— START OF Data listing —

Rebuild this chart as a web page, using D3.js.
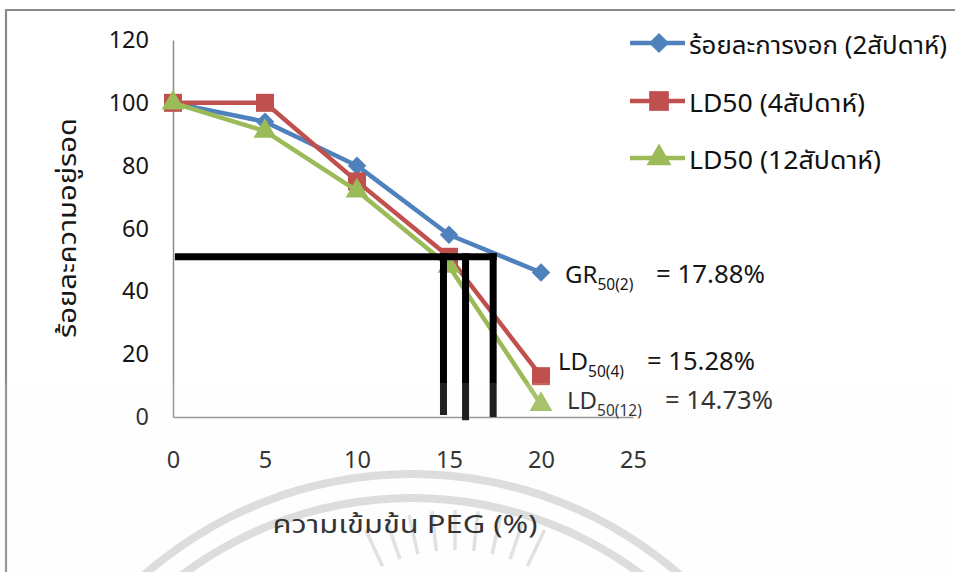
<!DOCTYPE html>
<html><head><meta charset="utf-8">
<script src="https://cdn.jsdelivr.net/npm/d3@7"></script>
<style>
body{margin:0;background:#fff;}
svg{display:block;}
text{font-family:"Noto Sans","Noto Sans Thai","Liberation Sans",sans-serif;}
</style></head>
<body><svg id="c" width="955" height="572"></svg>
<script>
// ---- data ----
const pegLevels = [0, 5, 10, 15, 20];
const seriesNames = ["ร้อยละการงอก (2สัปดาห์)", "LD50 (4สัปดาห์)", "LD50 (12สัปดาห์)"];
const germination2w = [100, 94, 80, 58, 46];
const survival4w = [100, 100, 75, 51, 13];
const survival12w = [100, 91, 72, 48, 4];
const xTicks = [0, 5, 10, 15, 20, 25];
const yTicks = [0, 20, 40, 60, 80, 100, 120];
const refLevel = 51;              // horizontal guide (about 50 %)
const refXs = [14.7, 15.9, 17.4]; // vertical guides as drawn
const refBottoms = [0.6, -1, 0];
const annMain = ["GR", "LD", "LD"];
const annSub = ["50(2)", "50(4)", "50(12)"];
const annVal = ["= 17.88%", "= 15.28%", "= 14.73%"];
const yTitle = "ร้อยละความอยู่รอด";
const xTitle = "ความเข้มข้น PEG (%)";

const colors = ["#4F81BD", "#C0504D", "#9BBB59"];
const seriesVals = [germination2w, survival4w, survival12w];
const ink = "#161616";

const svg = d3.select("#c");
// outer frame
svg.append("path").attr("d","M6,572 V10 H955").attr("fill","none").attr("stroke","#8a8a8a").attr("stroke-width",2.2);

// watermark (faint logo arcs and rays)
const wm = svg.append("g");
[[402,410],[378,386]].forEach(r=>{
  wm.append("path").attr("transform","translate(412,880)")
    .attr("d",d3.arc()({innerRadius:r[0],outerRadius:r[1],startAngle:-0.75,endAngle:0.75}))
    .attr("fill","#d9d9d9");
});
const rayAngles = [-0.44,-0.33,-0.22,-0.11,0,0.11,0.22,0.33,0.44];
rayAngles.forEach(a=>{
  const cx=455, cy=720, r1=170, r2=210;
  wm.append("line").attr("x1",cx+r1*Math.sin(a)).attr("y1",cy-r1*Math.cos(a))
    .attr("x2",cx+r2*Math.sin(a)).attr("y2",cy-r2*Math.cos(a)).attr("stroke-width",3.5).attr("stroke","#dedede");
});

const x = d3.scaleLinear().domain([0,25]).range([173,633]);
const y = d3.scaleLinear().domain([0,120]).range([417,40]);

// axes
const yAx = svg.append("g").attr("transform","translate(173,0)")
  .call(d3.axisLeft(y).tickValues(yTicks).tickSize(0).tickSizeOuter(0).tickPadding(24));
yAx.select(".domain").attr("stroke","#8c8c8c").attr("stroke-width",1.5);
yAx.selectAll("text").attr("font-size",23.5).attr("fill",ink);

const xAx = svg.append("g").attr("transform","translate(0,417)")
  .call(d3.axisBottom(x).tickValues(xTicks).tickSize(0).tickSizeOuter(0).tickPadding(34));
xAx.select(".domain").attr("stroke","#8c8c8c").attr("stroke-width",1.5);
xAx.selectAll("text").attr("font-size",23.5).attr("fill",ink);

// titles
svg.append("text").attr("transform","translate(76,228) rotate(-90)").attr("text-anchor","middle")
  .attr("font-size",24).attr("fill",ink).attr("textLength",220).attr("lengthAdjust","spacingAndGlyphs").text(yTitle);
svg.append("text").attr("x",405).attr("y",533).attr("text-anchor","middle")
  .attr("font-size",25).attr("fill",ink).attr("textLength",265).attr("lengthAdjust","spacingAndGlyphs").text(xTitle);

// square-rotated diamond like the spreadsheet marker
const squareDiamond = {draw(ctx,size){const r=Math.sqrt(size/2);ctx.moveTo(0,-r);ctx.lineTo(r,0);ctx.lineTo(0,r);ctx.lineTo(-r,0);ctx.closePath();}};

// series
const line = d3.line().x((d,i)=>x(pegLevels[i])).y(d=>y(d));
const symTypes = [squareDiamond, d3.symbolSquare, d3.symbolTriangle];
const symSizes = [170, 324, 225];
seriesVals.forEach((vals,si)=>{
  svg.append("path").attr("d",line(vals)).attr("fill","none").attr("stroke",colors[si]).attr("stroke-width",4.5).attr("stroke-linejoin","round");
  svg.append("g").selectAll("path").data(vals).join("path")
    .attr("transform",(d,i)=>`translate(${x(pegLevels[i])},${y(d)})`)
    .attr("d",d3.symbol().type(symTypes[si]).size(symSizes[si])).attr("fill",colors[si]);
});

// reference guides
const guides = svg.append("g").attr("stroke","#000").attr("stroke-width",7).attr("fill","none");
guides.append("line").attr("x1",x(0.1)).attr("x2",x(17.4)+3.5).attr("y1",y(refLevel)).attr("y2",y(refLevel));
refXs.forEach((v,i)=>{
  guides.append("line").attr("x1",x(v)).attr("x2",x(v)).attr("y1",y(refLevel)-3.5).attr("y2",y(refBottoms[i]));
});

// annotations
const annPos = [
  {x:565,y:283,ex:656,ew:109},
  {x:558,y:370,ex:647,ew:108},
  {x:567,y:409,ex:665,ew:108}
];
annMain.forEach((m,i)=>{
  const p = annPos[i];
  const t = svg.append("text").attr("x",p.x).attr("y",p.y).attr("font-size",24).attr("fill",ink);
  t.append("tspan").text(m);
  t.append("tspan").attr("font-size",15.5).attr("dy",7).text(annSub[i]);
  svg.append("text").attr("x",p.ex).attr("y",p.y).attr("font-size",25).attr("fill",ink)
    .attr("textLength",p.ew).attr("lengthAdjust","spacingAndGlyphs").text(annVal[i]);
});

// legend
const lg = svg.append("g");
const legY = [43, 101, 158];
const legW = [258, 176, 192];
seriesNames.forEach((n,i)=>{
  lg.append("line").attr("x1",630).attr("x2",685).attr("y1",legY[i]).attr("y2",legY[i]).attr("stroke",colors[i]).attr("stroke-width",4.5);
  lg.append("path").attr("transform",`translate(659,${legY[i]})`).attr("d",d3.symbol().type(symTypes[i]).size(symSizes[i]*1.2)).attr("fill",colors[i]);
  lg.append("text").attr("x",689).attr("y",legY[i]+11).attr("font-size",25).attr("fill","#111")
    .attr("textLength",legW[i]).attr("lengthAdjust","spacingAndGlyphs").text(n);
});

// faint lower overlay seen in the reference
svg.append("rect").attr("x",0).attr("y",383).attr("width",955).attr("height",189).attr("fill","#f4f4f4").attr("opacity",0.13);
</script></body></html>
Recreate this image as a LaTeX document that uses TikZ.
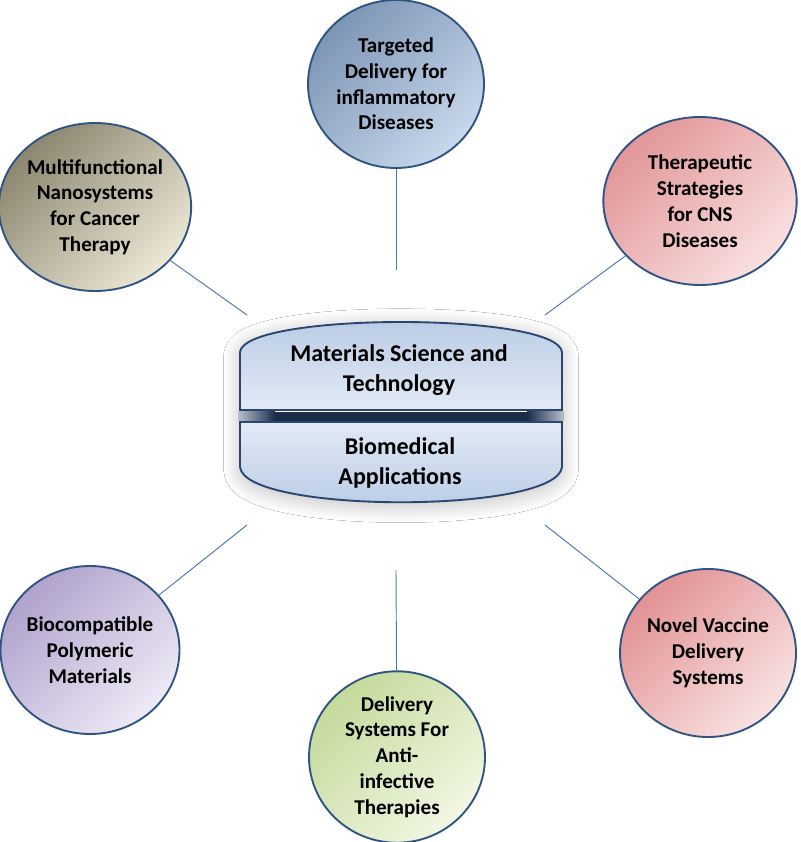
\documentclass[tikz,border=0pt]{standalone}
\usepackage{fontspec}
\setmainfont{Carlito}
\usetikzlibrary{shapes.geometric,shadows.blur}

\definecolor{rim}{HTML}{2F5382}
\definecolor{wire}{HTML}{4A77AA}
\definecolor{hubrim}{HTML}{2A4670}
\definecolor{hubdark}{HTML}{B7CAE4}
\definecolor{hublight}{HTML}{E2EAF5}
\definecolor{barnavy}{HTML}{1B2C4A}
\definecolor{barend}{HTML}{B8C2CE}

\begin{document}
\begin{tikzpicture}[x=0.03cm,y=-0.03cm]
        \fill[white] (0,0) rectangle (800,842);
        \useasboundingbox (0,0) rectangle (800,842);
        \tikzstyle{bubble} = [ellipse,draw=rim,line width=1.6pt,minimum width=5.28cm,minimum height=5.04cm,inner sep=0pt,align=center,font=\fontsize{18}{22}\selectfont\bfseries]
        \tikzstyle{hubtext} = [align=center,font=\fontsize{20.5}{25.5}\selectfont\bfseries]
        % the hub in the middle
        \fill[white,blur shadow={shadow xshift=0pt,shadow yshift=-3pt,shadow blur radius=0.55cm,shadow blur steps=30,shadow opacity=28}]
          (242,467) -- (242,352) .. controls (247,314) and (555,314) .. (560,352) -- (560,467) .. controls (555,512) and (247,512) .. (242,467) -- cycle;
        \draw[hubrim,line width=1.6pt,top color=hubdark,bottom color=hublight]
          (240,410) -- (240,352) .. controls (245,312) and (557,312) .. (562,352) -- (562,410) -- cycle;
        \draw[hubrim,line width=1.6pt,top color=hublight,bottom color=hubdark]
          (240,422) -- (240,467) .. controls (245,514) and (557,514) .. (562,467) -- (562,422) -- cycle;
        \fill[barnavy] (275,411.5) rectangle (527,420.5);
        \fill[left color=barend,right color=barnavy] (238,411.5) rectangle (275,420.5);
        \fill[left color=barnavy,right color=barend] (527,411.5) rectangle (564,420.5);
        \node[hubtext] (mst) at (399,370) {Materials Science and\\Technology};
        \node[hubtext] (bio) at (400,463) {Biomedical\\Applications};
        % the six topics
        \node[bubble,top color={rgb,255:red,125;green,149;blue,181},bottom color={rgb,255:red,200;green,216;blue,236},shading angle=45] (inflam) at (396,84) {Targeted\\Delivery for\\inflammatory\\Diseases};
        \node[bubble,top color={rgb,255:red,140;green,134;blue,112},bottom color={rgb,255:red,236;green,232;blue,214},shading angle=45] (cancer) at (95,207) {Multifunctional\\Nanosystems\\for Cancer\\Therapy};
        \node[bubble,minimum width=5.8cm,top color={rgb,255:red,226;green,150;blue,152},bottom color={rgb,255:red,249;green,224;blue,224},shading angle=45] (cns) at (700,201) {Therapeutic\\Strategies\\for CNS\\Diseases};
        \node[bubble,top color={rgb,255:red,176;green,162;blue,204},bottom color={rgb,255:red,238;green,234;blue,246},shading angle=45] (poly) at (90,650) {Biocompatible\\Polymeric\\Materials};
        \node[bubble,top color={rgb,255:red,226;green,146;blue,148},bottom color={rgb,255:red,249;green,226;blue,226},shading angle=45] (vaccine) at (708,653) {Novel Vaccine\\Delivery\\Systems};
        \node[bubble,top color={rgb,255:red,196;green,218;blue,154},bottom color={rgb,255:red,242;green,247;blue,228},shading angle=45] (anti) at (397,757) {Delivery\\Systems For\\Anti-\\infective\\Therapies};
        % loose ends near the hub
        \coordinate (inflamEnd) at (396,270);
        \coordinate (cancerEnd) at (247,315);
        \coordinate (cnsEnd) at (545,315);
        \coordinate (polyEnd) at (247,525);
        \coordinate (vaccineEnd) at (545,525);
        \coordinate (antiEnd) at (396,570);
        \draw[wire,line width=0.8pt] (inflam) -- (inflamEnd);
        \draw[wire,line width=0.8pt] (cancer) -- (cancerEnd);
        \draw[wire,line width=0.8pt] (cns) -- (cnsEnd);
        \draw[wire,line width=0.8pt] (poly) -- (polyEnd);
        \draw[wire,line width=0.8pt] (vaccine) -- (vaccineEnd);
        \draw[wire,line width=0.8pt] (anti) -- (antiEnd);
\end{tikzpicture}
\end{document}
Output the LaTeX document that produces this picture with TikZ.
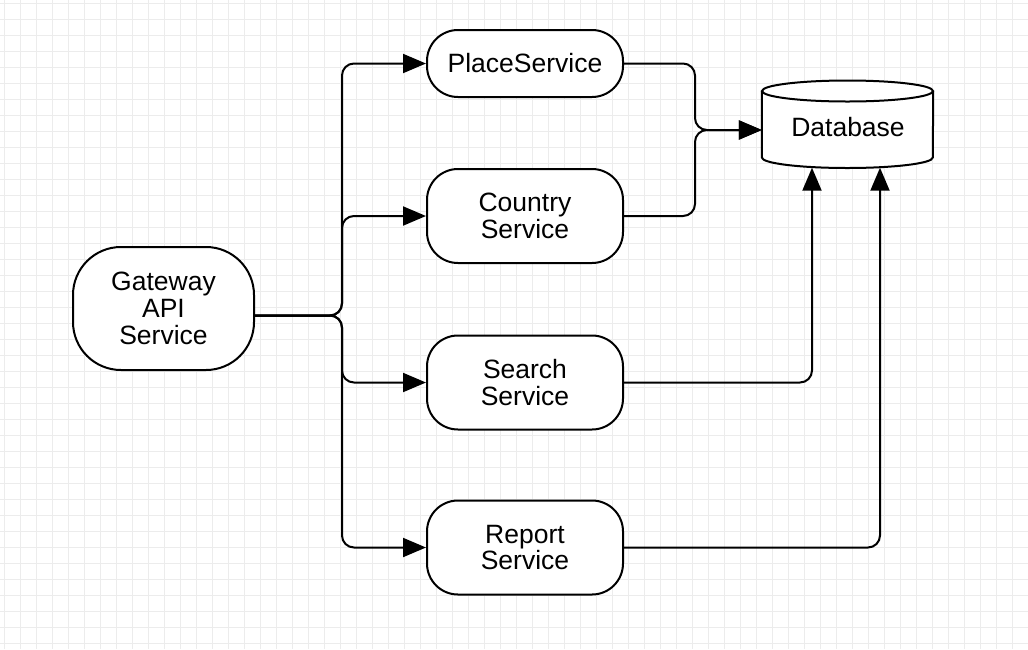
\documentclass[tikz,border=0pt]{standalone}
\usepackage{fontspec}
\setmainfont{Liberation Sans}
\usetikzlibrary{arrows.meta,calc}
\definecolor{gridc}{HTML}{ECECEC}
\begin{document}
\begin{tikzpicture}[x=1pt,y=-1pt,
  txt/.style={font=\fontsize{26.5}{26.8}\selectfont},
  box/.style={draw, line width=2pt, rounded corners=#1, fill=white, align=center, inner sep=0pt, txt},
  svc/.style={box=31pt, minimum width=196pt, minimum height=94pt},
  link/.style={line width=2pt, rounded corners=12pt, -{Triangle[length=23pt,width=19pt]}},
  gridline/.style={draw=gridc, line width=1pt}]
\useasboundingbox (0,0) rectangle (1028,649);
\fill[white] (0,0) rectangle (1028,649);
\foreach \i in {0,...,64} \draw[gridline] ({4+16*\i},0) -- ({4+16*\i},649);
\foreach \j in {0,...,40} \draw[gridline] (0,{3.5+16*\j}) -- (1028,{3.5+16*\j});

% nodes
\node[box=48pt, minimum width=181pt, minimum height=123pt] (gw) at (163.5,308.5) {Gateway\\API\\Service};
\node[box=31pt, minimum width=196pt, minimum height=67pt] (place) at (525,63.5) {PlaceService};
\node[svc] (country) at (525,216) {Country\\Service};
\node[svc] (search) at (525,382.5) {Search\\Service};
\node[svc] (report) at (525,547.5) {Report\\Service};

% database cylinder
\node[minimum width=171pt, minimum height=87pt, inner sep=0pt] (db) at (847.5,124) {};
\filldraw[fill=white, line width=2pt] (db.west |- 0,91) -- (db.west |- 0,157.5)
  arc[start angle=180, end angle=0, x radius=85.5, y radius=10.5] -- (db.east |- 0,91);
\filldraw[fill=white, line width=2pt] (db.center |- 0,91) ellipse [x radius=85.5, y radius=10.5];
\node[txt] (dbtext) at (848,127.5) {Database};

% coordinates
\coordinate (j) at (342,315.5);
\coordinate (m) at (695,130);
\coordinate (dbin) at ($(db.west)+(0,6)$);
\coordinate (dbb1) at (812,0 |- db.south);
\coordinate (dbb2) at (880,0 |- db.south);

% connectors
\draw[link] (gw.east |- j) -- (j) |- (place.west);
\draw[link] (gw.east |- j) -- (j) |- (country.west);
\draw[link] (gw.east |- j) -- (j) |- (search.west);
\draw[link] (gw.east |- j) -- (j) |- (report.west);
\draw[link] (place.east) -| (m) -- (dbin);
\draw[link] (country.east) -| (m) -- (dbin);
\draw[link] (search.east) -| (dbb1);
\draw[link] (report.east) -| (dbb2);
\end{tikzpicture}
\end{document}
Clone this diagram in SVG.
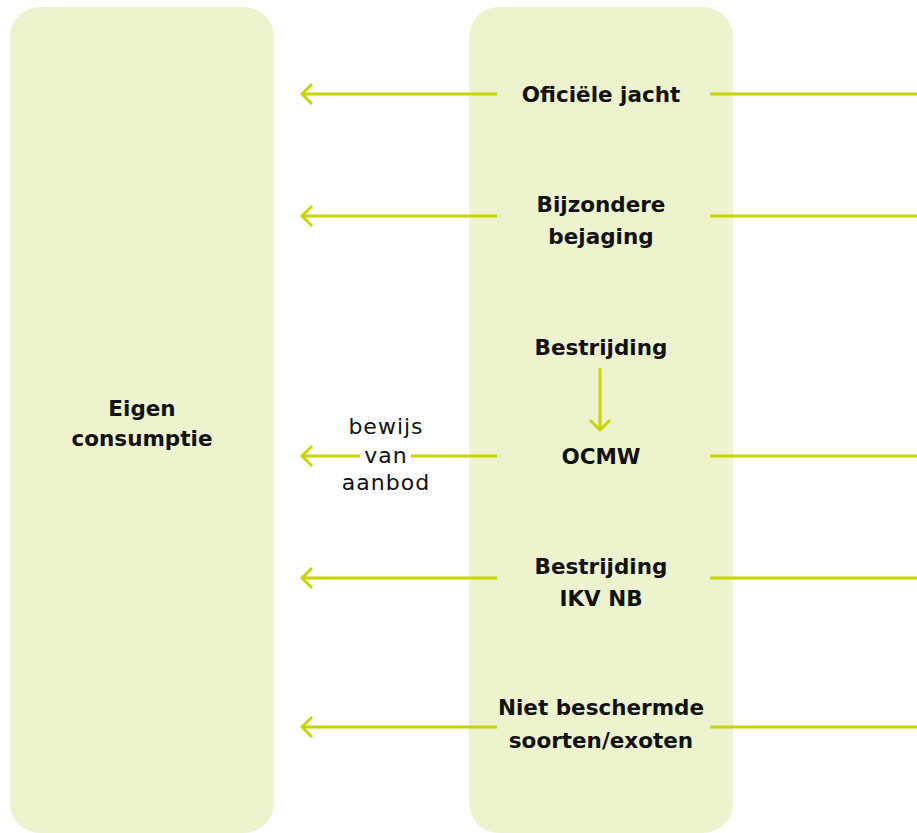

— END OF Data listing —

• What you need to do: Go to the line that contains "Output the LaTeX" and copy from there down to the line that contains "(report) at (525,547.5)", with both lines included. Pass over the pictures.

• In response:
Output the LaTeX document that produces this picture with TikZ.
\documentclass[tikz,border=0pt]{standalone}
\usepackage{fontspec}
\setmainfont{Liberation Sans}
\usetikzlibrary{arrows.meta,calc}
\definecolor{gridc}{HTML}{ECECEC}
\begin{document}
\begin{tikzpicture}[x=1pt,y=-1pt,
  txt/.style={font=\fontsize{26.5}{26.8}\selectfont},
  box/.style={draw, line width=2pt, rounded corners=#1, fill=white, align=center, inner sep=0pt, txt},
  svc/.style={box=31pt, minimum width=196pt, minimum height=94pt},
  link/.style={line width=2pt, rounded corners=12pt, -{Triangle[length=23pt,width=19pt]}},
  gridline/.style={draw=gridc, line width=1pt}]
\useasboundingbox (0,0) rectangle (1028,649);
\fill[white] (0,0) rectangle (1028,649);
\foreach \i in {0,...,64} \draw[gridline] ({4+16*\i},0) -- ({4+16*\i},649);
\foreach \j in {0,...,40} \draw[gridline] (0,{3.5+16*\j}) -- (1028,{3.5+16*\j});

% nodes
\node[box=48pt, minimum width=181pt, minimum height=123pt] (gw) at (163.5,308.5) {Gateway\\API\\Service};
\node[box=31pt, minimum width=196pt, minimum height=67pt] (place) at (525,63.5) {PlaceService};
\node[svc] (country) at (525,216) {Country\\Service};
\node[svc] (search) at (525,382.5) {Search\\Service};
\node[svc] (report) at (525,547.5) {Report\\Service};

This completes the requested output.